Maybe it's the stress. I've always been able to just brush off stress, mentally at least, but there must be some breaking point where stress takes so much physical toll that the body reacts by not letting you sleep until you say "Okay! Goddamnit, I understand!"

Well, I wish it were as easy as just saying that and going to sleep, but my body likes to make a point and grind it in as deep as possible. No, that's not supposed to be sexual, either. Perverts.

Maybe some positive thoughts will do the trick. Today I felt really great about work. At around 6pm, the police scanners picked up radio alert that a bank had just been robbed. I watched the copy editor saunter into the photo office and see if he could round up a photographer. He came back with the photo editor, who asked me if I had my camera. It's always in my car, so I said, "Yep."
"Need you to go cover this bank robbery. It's on sunset, that's all we know."
So I got in gear and took off for Sunset. They had no idea which bank, or what part of sunset (it's a 3 mile stretch, with stoplights at almost every block). As I drummed on the steering wheel, puffing away at a smoke to calm my nerves, I saw a flash of yellow tape. I realized the patrol cars probably wouldn't have their lights flashing, so I rubbernecked and saw the reflective pinstripes on a car parked just beside Regions bank.

I had no idea what the protocol was for shooting this kind of thing, but from seeing other photos the staff (real) photographers had taken, I assumed they stayed at a safe distance and waited for an appropriate time to get some quotes from the directing officer, in this case, a Lieutenant who was at the scene. After I shot the scene, I interviewed him and got back to the office. Apparently I'd beaten the reporter to the scene and even got to the office with the photos uploaded before he'd even started writing.

I noticed he was dragging up older bank robbery stories and following their formats. I kinda wondered if that was a standard op for writers, but it seems to me that it would hinder originality. Then again, how original is robbing a bank? There's only so many ways you can write it, and if you get too flashy, people could be confused into thinking it's not really a bank robbery story.

The best part is that I was so ahead in my work that I managed to step away to shoot the robbery, come back to the office and catch up, then take a dinner break with a co-worker, come back to the office again and finish right at 11:05pm. My goal for weeknights is always 11pm.
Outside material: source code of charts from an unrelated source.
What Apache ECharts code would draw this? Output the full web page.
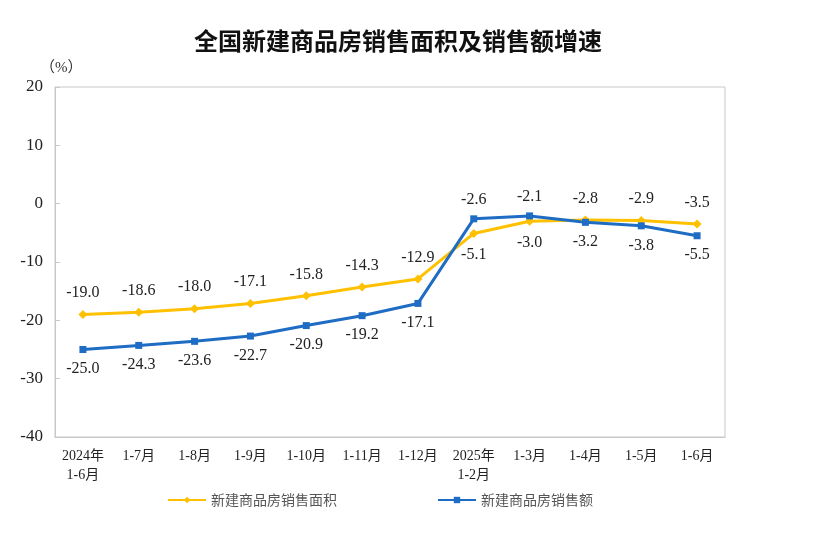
<!DOCTYPE html>
<html><head><meta charset="utf-8">
<script src="https://cdn.jsdelivr.net/npm/echarts@6/dist/echarts.min.js"></script>
<style>html,body{margin:0;padding:0;background:#fff}#c{width:840px;height:534px}</style>
</head><body><div id="c"></div>
<script>
var categories = ['2024年\n1-6月','1-7月','1-8月','1-9月','1-10月','1-11月','1-12月','2025年\n1-2月','1-3月','1-4月','1-5月','1-6月'];
var areaGrowth = [-19.0,-18.6,-18.0,-17.1,-15.8,-14.3,-12.9,-5.1,-3.0,-2.8,-2.9,-3.5];
var salesGrowth = [-25.0,-24.3,-23.6,-22.7,-20.9,-19.2,-17.1,-2.6,-2.1,-3.2,-3.8,-5.5];
var yTicks = [-40,-30,-20,-10,0,10,20];

var serif = '"Liberation Serif","Times New Roman","Noto Sans CJK SC",serif';
function mk(vals, other){
  return vals.map(function(v,i){
    var up = v >= other[i];
    return {value:v, label:{position: up ? 'top' : 'bottom'}};
  });
}
var chart = echarts.init(document.getElementById('c'));
chart.setOption({
  animation:false,
  title:{text:'全国新建商品房销售面积及销售额增速',left:393,textAlign:'center',top:24,
    textStyle:{fontFamily:'"Noto Sans CJK SC",sans-serif',fontSize:24,fontWeight:'bold',color:'#111'}},
  grid:{left:55,right:115,top:87,bottom:97,show:true,borderColor:'#c8c8c8',borderWidth:1},
  graphic:[{type:'text',left:40,top:61,style:{text:'（%）',font:'15px '+serif,fill:'#333'}}],
  xAxis:{type:'category',data:categories,boundaryGap:true,
    axisLine:{onZero:false,lineStyle:{color:'#c8c8c8'}},
    axisTick:{inside:true,length:5,lineStyle:{color:'#c8c8c8'}},
    axisLabel:{fontFamily:serif,fontSize:14,color:'#222',margin:10,lineHeight:19,interval:0}},
  yAxis:{type:'value',min:yTicks[0],max:yTicks[yTicks.length-1],interval:10,
    axisLine:{show:true,lineStyle:{color:'#c8c8c8'}},
    axisTick:{show:true,inside:true,length:5,lineStyle:{color:'#c8c8c8'}},
    splitLine:{show:false},
    axisLabel:{fontFamily:serif,fontSize:17,color:'#222',margin:12}},
  legend:{bottom:22,left:162,itemGap:100,itemWidth:38,itemHeight:8,
    textStyle:{fontFamily:'"Noto Sans CJK SC",sans-serif',fontSize:14,color:'#555'},
    data:['新建商品房销售面积','新建商品房销售额']},
  series:[
    {name:'新建商品房销售面积',type:'line',data:mk(areaGrowth,salesGrowth),
     symbol:'diamond',symbolSize:9,color:'#FFC000',lineStyle:{width:3,color:'#FFC000'},
     itemStyle:{color:'#FFC000'},
     label:{show:true,distance:9,fontFamily:serif,fontSize:16,color:'#222',
       formatter:function(p){return p.value.toFixed(1);}}},
    {name:'新建商品房销售额',type:'line',data:mk(salesGrowth,areaGrowth),
     symbol:'rect',symbolSize:7,color:'#1F6CC4',lineStyle:{width:3,color:'#1F6CC4'},
     itemStyle:{color:'#1F6CC4'},
     label:{show:true,distance:8,fontFamily:serif,fontSize:16,color:'#222',
       formatter:function(p){return p.value.toFixed(1);}}}
  ]
});
</script></body></html>
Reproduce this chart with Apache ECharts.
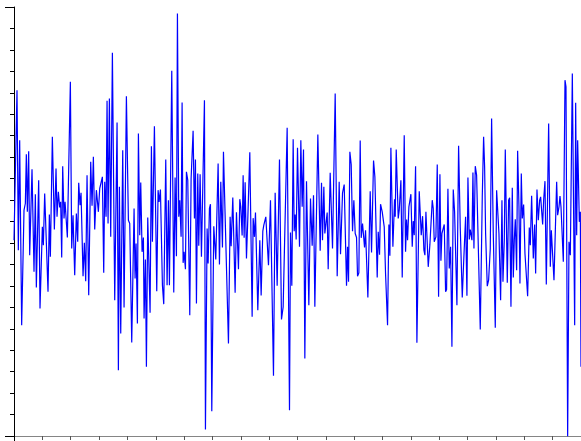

Earlier in the day, I volunteered for a photo assignment early Saturday morning which would give me about 4 hours of extra work for Saturday, a day that I usually spend 10 or 11 hours at work due to university football games.

Wow. It's amazing to me how soothing talking about work is. This is the first full-time job I've ever had and I think I had a feeling when I started out that I was really gonna blow it. Not to jinx it now, but even coming this far makes me proud of myself. I've managed to get a job where if I really pull for it, I can get photo assignments like a staff photographer would. So far, I've covered three football games, some historic stagecoach commemoration event (Butterfield Trail Stagecoach) and then this bank robbery. It's pretty puny for 7 months of employment, but I nabbed the Adventure Race just by volunteering. Even though I have to get up at 5AM Saturday morning, it'll feel good to be back behind the lens. It's even cooler when I submit the work and later in the day get to edit my own photos just like I do for the staff photographers. I feel like even for a little while, I got to be part of a team. It's hard to feel like that with what I normally do, because my regular job is sitting in a dark room, updating the website and toning digital photos. Professional shit, I know.

Hard-to-the-core.

Well, I feel a little better now. Time to take the laundry out.